## SET EXERCISE
Restate the material word for word and leave out anything that is a picture.

## COLLECTED DATA
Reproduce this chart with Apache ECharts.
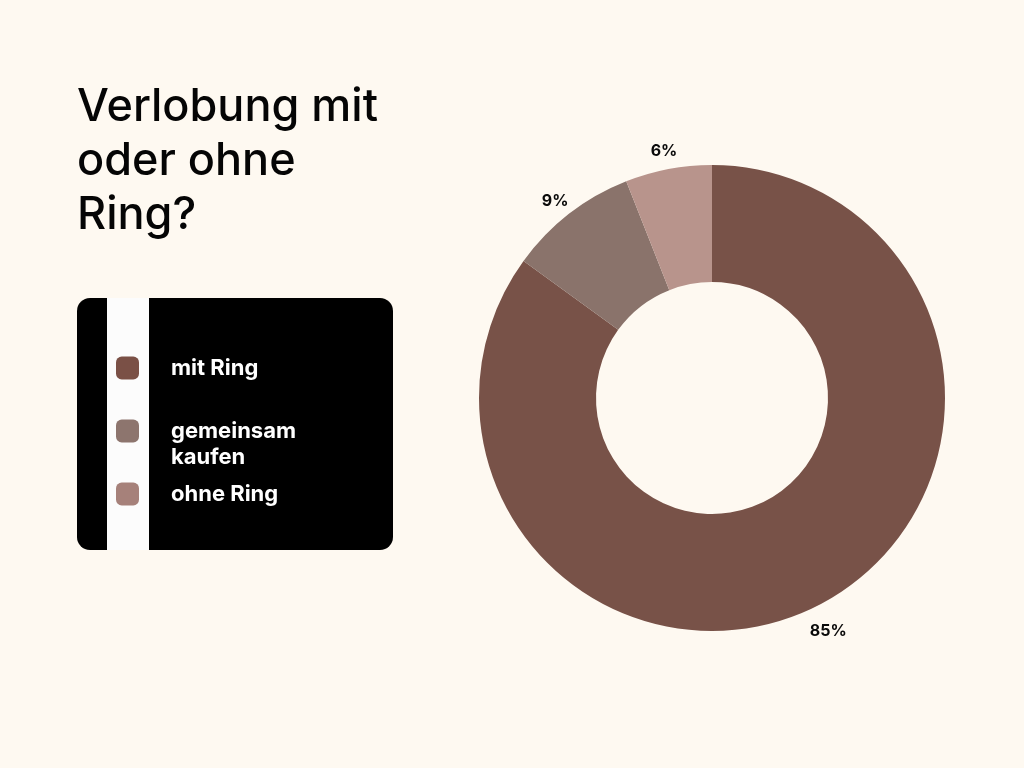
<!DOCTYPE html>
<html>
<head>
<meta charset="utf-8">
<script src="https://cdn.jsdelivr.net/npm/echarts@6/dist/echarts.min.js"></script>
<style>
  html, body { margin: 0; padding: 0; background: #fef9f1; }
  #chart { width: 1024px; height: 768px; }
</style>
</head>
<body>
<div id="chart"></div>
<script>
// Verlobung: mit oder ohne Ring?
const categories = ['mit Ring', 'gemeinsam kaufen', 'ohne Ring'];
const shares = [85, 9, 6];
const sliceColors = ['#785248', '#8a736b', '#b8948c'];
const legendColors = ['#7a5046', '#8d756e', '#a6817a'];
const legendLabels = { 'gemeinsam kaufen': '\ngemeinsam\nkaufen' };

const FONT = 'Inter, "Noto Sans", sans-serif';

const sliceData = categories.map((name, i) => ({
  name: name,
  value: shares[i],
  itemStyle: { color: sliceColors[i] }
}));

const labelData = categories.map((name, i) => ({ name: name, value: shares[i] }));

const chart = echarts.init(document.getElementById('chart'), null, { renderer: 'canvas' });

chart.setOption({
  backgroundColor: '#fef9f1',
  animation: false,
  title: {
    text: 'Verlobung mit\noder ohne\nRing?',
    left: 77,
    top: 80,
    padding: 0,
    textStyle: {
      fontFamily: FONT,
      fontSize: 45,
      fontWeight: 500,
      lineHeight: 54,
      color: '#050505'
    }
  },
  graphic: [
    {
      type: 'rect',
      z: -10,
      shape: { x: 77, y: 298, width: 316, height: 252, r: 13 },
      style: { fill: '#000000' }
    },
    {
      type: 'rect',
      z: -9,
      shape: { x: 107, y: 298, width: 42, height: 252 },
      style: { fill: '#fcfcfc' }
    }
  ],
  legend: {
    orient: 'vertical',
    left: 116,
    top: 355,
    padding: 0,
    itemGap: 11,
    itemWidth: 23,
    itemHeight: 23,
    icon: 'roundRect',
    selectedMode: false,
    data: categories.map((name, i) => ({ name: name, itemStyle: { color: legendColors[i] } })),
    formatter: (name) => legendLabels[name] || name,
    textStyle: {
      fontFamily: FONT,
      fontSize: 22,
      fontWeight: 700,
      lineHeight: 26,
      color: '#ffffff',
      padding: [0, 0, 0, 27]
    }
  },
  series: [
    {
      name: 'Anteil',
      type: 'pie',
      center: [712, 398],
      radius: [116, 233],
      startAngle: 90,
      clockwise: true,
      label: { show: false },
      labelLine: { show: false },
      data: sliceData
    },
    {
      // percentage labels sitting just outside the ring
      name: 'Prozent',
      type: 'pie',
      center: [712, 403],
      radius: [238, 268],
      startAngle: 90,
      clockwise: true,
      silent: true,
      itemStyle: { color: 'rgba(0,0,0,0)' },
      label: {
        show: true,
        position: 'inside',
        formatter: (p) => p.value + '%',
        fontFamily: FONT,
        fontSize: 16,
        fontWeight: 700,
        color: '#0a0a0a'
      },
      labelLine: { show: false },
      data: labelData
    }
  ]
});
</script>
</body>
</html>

## TASK ANSWER
Reproduce this chart with Apache ECharts.
<!DOCTYPE html>
<html>
<head>
<meta charset="utf-8">
<script src="https://cdn.jsdelivr.net/npm/echarts@6/dist/echarts.min.js"></script>
<style>
  html, body { margin: 0; padding: 0; background: #fef9f1; }
  #chart { width: 1024px; height: 768px; }
</style>
</head>
<body>
<div id="chart"></div>
<script>
// Verlobung: mit oder ohne Ring?
const categories = ['mit Ring', 'gemeinsam kaufen', 'ohne Ring'];
const shares = [85, 9, 6];
const sliceColors = ['#785248', '#8a736b', '#b8948c'];
const legendColors = ['#7a5046', '#8d756e', '#a6817a'];
const legendLabels = { 'gemeinsam kaufen': '\ngemeinsam\nkaufen' };

const FONT = 'Inter, "Noto Sans", sans-serif';

const sliceData = categories.map((name, i) => ({
  name: name,
  value: shares[i],
  itemStyle: { color: sliceColors[i] }
}));

const labelData = categories.map((name, i) => ({ name: name, value: shares[i] }));

const chart = echarts.init(document.getElementById('chart'), null, { renderer: 'canvas' });

chart.setOption({
  backgroundColor: '#fef9f1',
  animation: false,
  title: {
    text: 'Verlobung mit\noder ohne\nRing?',
    left: 77,
    top: 80,
    padding: 0,
    textStyle: {
      fontFamily: FONT,
      fontSize: 45,
      fontWeight: 500,
      lineHeight: 54,
      color: '#050505'
    }
  },
  graphic: [
    {
      type: 'rect',
      z: -10,
      shape: { x: 77, y: 298, width: 316, height: 252, r: 13 },
      style: { fill: '#000000' }
    },
    {
      type: 'rect',
      z: -9,
      shape: { x: 107, y: 298, width: 42, height: 252 },
      style: { fill: '#fcfcfc' }
    }
  ],
  legend: {
    orient: 'vertical',
    left: 116,
    top: 355,
    padding: 0,
    itemGap: 11,
    itemWidth: 23,
    itemHeight: 23,
    icon: 'roundRect',
    selectedMode: false,
    data: categories.map((name, i) => ({ name: name, itemStyle: { color: legendColors[i] } })),
    formatter: (name) => legendLabels[name] || name,
    textStyle: {
      fontFamily: FONT,
      fontSize: 22,
      fontWeight: 700,
      lineHeight: 26,
      color: '#ffffff',
      padding: [0, 0, 0, 27]
    }
  },
  series: [
    {
      name: 'Anteil',
      type: 'pie',
      center: [712, 398],
      radius: [116, 233],
      startAngle: 90,
      clockwise: true,
      label: { show: false },
      labelLine: { show: false },
      data: sliceData
    },
    {
      // percentage labels sitting just outside the ring
      name: 'Prozent',
      type: 'pie',
      center: [712, 403],
      radius: [238, 268],
      startAngle: 90,
      clockwise: true,
      silent: true,
      itemStyle: { color: 'rgba(0,0,0,0)' },
      label: {
        show: true,
        position: 'inside',
        formatter: (p) => p.value + '%',
        fontFamily: FONT,
        fontSize: 16,
        fontWeight: 700,
        color: '#0a0a0a'
      },
      labelLine: { show: false },
      data: labelData
    }
  ]
});
</script>
</body>
</html>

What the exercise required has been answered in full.